▶ Data supplied
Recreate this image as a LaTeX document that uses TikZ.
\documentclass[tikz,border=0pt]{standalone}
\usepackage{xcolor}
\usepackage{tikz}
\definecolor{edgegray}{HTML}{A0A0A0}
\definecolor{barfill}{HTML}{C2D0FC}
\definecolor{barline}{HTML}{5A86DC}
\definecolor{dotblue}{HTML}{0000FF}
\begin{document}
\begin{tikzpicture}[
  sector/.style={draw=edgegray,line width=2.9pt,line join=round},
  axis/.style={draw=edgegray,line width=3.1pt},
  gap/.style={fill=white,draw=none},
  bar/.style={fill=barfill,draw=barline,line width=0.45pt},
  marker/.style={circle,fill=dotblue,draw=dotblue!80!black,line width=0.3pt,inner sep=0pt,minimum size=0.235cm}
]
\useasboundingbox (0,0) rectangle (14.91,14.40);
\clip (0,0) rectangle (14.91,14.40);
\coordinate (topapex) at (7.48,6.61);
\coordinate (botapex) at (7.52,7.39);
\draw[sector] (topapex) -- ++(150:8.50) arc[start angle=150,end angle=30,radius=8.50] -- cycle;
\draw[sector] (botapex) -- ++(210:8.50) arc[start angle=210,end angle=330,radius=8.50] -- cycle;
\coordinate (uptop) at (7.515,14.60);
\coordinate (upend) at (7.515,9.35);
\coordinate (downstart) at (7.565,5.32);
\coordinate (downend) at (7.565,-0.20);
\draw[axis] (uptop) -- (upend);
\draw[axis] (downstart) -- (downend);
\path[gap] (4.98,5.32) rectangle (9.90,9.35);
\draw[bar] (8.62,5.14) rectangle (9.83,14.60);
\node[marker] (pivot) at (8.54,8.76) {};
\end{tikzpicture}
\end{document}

---

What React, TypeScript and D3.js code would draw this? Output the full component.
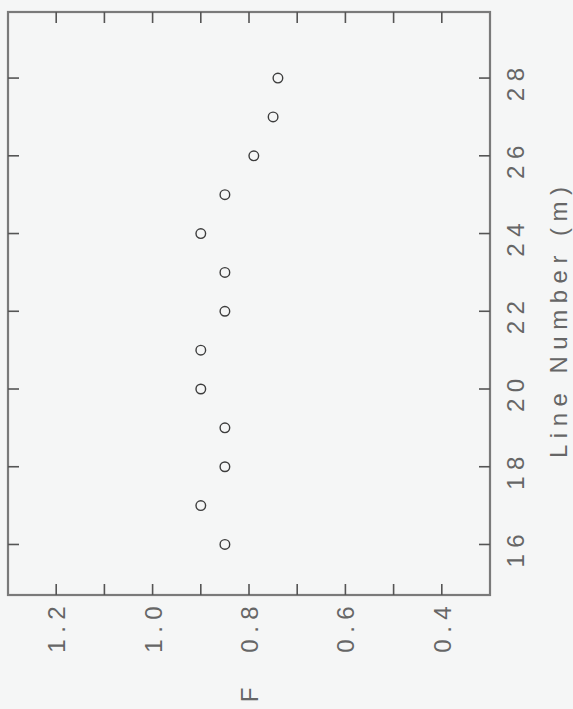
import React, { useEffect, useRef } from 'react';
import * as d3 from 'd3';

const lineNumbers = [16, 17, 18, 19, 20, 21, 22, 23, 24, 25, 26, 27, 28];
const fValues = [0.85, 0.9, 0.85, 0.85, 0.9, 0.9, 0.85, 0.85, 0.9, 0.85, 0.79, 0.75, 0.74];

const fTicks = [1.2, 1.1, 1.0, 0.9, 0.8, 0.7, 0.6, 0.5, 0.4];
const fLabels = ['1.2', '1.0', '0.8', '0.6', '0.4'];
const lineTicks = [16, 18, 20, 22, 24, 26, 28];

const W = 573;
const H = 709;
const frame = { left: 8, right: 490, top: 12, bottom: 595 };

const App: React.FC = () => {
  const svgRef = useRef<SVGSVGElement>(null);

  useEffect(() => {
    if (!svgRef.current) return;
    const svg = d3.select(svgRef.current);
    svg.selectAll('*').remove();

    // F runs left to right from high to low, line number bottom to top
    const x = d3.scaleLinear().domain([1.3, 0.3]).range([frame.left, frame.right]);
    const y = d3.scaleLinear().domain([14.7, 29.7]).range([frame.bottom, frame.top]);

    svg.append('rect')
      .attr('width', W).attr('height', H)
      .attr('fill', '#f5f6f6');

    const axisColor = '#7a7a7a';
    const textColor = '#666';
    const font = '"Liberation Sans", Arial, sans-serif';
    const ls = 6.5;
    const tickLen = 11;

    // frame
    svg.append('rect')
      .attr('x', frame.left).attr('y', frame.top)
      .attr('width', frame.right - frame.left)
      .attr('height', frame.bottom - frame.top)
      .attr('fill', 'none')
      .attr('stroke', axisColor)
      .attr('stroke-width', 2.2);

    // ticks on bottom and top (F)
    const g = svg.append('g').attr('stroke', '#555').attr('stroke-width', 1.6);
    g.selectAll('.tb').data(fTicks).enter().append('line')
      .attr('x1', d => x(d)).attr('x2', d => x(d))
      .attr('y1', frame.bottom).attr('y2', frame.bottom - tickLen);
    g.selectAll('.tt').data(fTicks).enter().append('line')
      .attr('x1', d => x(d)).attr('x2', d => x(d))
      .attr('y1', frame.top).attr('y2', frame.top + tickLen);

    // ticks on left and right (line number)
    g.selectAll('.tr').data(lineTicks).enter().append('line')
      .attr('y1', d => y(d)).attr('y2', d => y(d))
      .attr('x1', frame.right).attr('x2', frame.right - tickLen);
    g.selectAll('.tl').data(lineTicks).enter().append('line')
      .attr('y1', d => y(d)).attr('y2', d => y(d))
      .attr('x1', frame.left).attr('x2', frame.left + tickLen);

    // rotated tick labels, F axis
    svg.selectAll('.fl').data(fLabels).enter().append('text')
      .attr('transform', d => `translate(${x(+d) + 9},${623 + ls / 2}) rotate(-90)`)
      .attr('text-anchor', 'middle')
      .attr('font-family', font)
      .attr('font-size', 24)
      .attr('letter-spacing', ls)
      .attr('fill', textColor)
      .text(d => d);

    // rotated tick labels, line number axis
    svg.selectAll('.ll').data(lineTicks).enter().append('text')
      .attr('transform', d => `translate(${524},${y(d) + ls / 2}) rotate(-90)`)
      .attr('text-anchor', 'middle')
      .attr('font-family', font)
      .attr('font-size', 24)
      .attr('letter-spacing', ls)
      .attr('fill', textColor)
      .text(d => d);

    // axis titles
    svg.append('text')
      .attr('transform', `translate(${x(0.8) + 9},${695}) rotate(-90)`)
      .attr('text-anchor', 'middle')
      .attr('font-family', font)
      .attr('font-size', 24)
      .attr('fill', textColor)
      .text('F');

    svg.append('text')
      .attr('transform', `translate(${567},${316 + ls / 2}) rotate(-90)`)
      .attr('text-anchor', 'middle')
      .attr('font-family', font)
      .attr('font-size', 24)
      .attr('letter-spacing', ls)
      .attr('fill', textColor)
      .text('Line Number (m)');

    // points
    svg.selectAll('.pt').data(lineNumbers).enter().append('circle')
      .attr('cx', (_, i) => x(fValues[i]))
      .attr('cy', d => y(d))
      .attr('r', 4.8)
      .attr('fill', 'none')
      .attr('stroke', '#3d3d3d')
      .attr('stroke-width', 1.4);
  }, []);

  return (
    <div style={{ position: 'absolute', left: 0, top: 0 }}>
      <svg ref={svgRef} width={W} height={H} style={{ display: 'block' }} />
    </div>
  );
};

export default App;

▶ Given exercise
From the material above, reproduce only what runs from the line holding "What React, TypeScript" down to the line holding "frame.top + tickLen);", both included, pictures excluded.

▶ Solution to this task
What React, TypeScript and D3.js code would draw this? Output the full component.
import React, { useEffect, useRef } from 'react';
import * as d3 from 'd3';

const lineNumbers = [16, 17, 18, 19, 20, 21, 22, 23, 24, 25, 26, 27, 28];
const fValues = [0.85, 0.9, 0.85, 0.85, 0.9, 0.9, 0.85, 0.85, 0.9, 0.85, 0.79, 0.75, 0.74];

const fTicks = [1.2, 1.1, 1.0, 0.9, 0.8, 0.7, 0.6, 0.5, 0.4];
const fLabels = ['1.2', '1.0', '0.8', '0.6', '0.4'];
const lineTicks = [16, 18, 20, 22, 24, 26, 28];

const W = 573;
const H = 709;
const frame = { left: 8, right: 490, top: 12, bottom: 595 };

const App: React.FC = () => {
  const svgRef = useRef<SVGSVGElement>(null);

  useEffect(() => {
    if (!svgRef.current) return;
    const svg = d3.select(svgRef.current);
    svg.selectAll('*').remove();

    // F runs left to right from high to low, line number bottom to top
    const x = d3.scaleLinear().domain([1.3, 0.3]).range([frame.left, frame.right]);
    const y = d3.scaleLinear().domain([14.7, 29.7]).range([frame.bottom, frame.top]);

    svg.append('rect')
      .attr('width', W).attr('height', H)
      .attr('fill', '#f5f6f6');

    const axisColor = '#7a7a7a';
    const textColor = '#666';
    const font = '"Liberation Sans", Arial, sans-serif';
    const ls = 6.5;
    const tickLen = 11;

    // frame
    svg.append('rect')
      .attr('x', frame.left).attr('y', frame.top)
      .attr('width', frame.right - frame.left)
      .attr('height', frame.bottom - frame.top)
      .attr('fill', 'none')
      .attr('stroke', axisColor)
      .attr('stroke-width', 2.2);

    // ticks on bottom and top (F)
    const g = svg.append('g').attr('stroke', '#555').attr('stroke-width', 1.6);
    g.selectAll('.tb').data(fTicks).enter().append('line')
      .attr('x1', d => x(d)).attr('x2', d => x(d))
      .attr('y1', frame.bottom).attr('y2', frame.bottom - tickLen);
    g.selectAll('.tt').data(fTicks).enter().append('line')
      .attr('x1', d => x(d)).attr('x2', d => x(d))
      .attr('y1', frame.top).attr('y2', frame.top + tickLen);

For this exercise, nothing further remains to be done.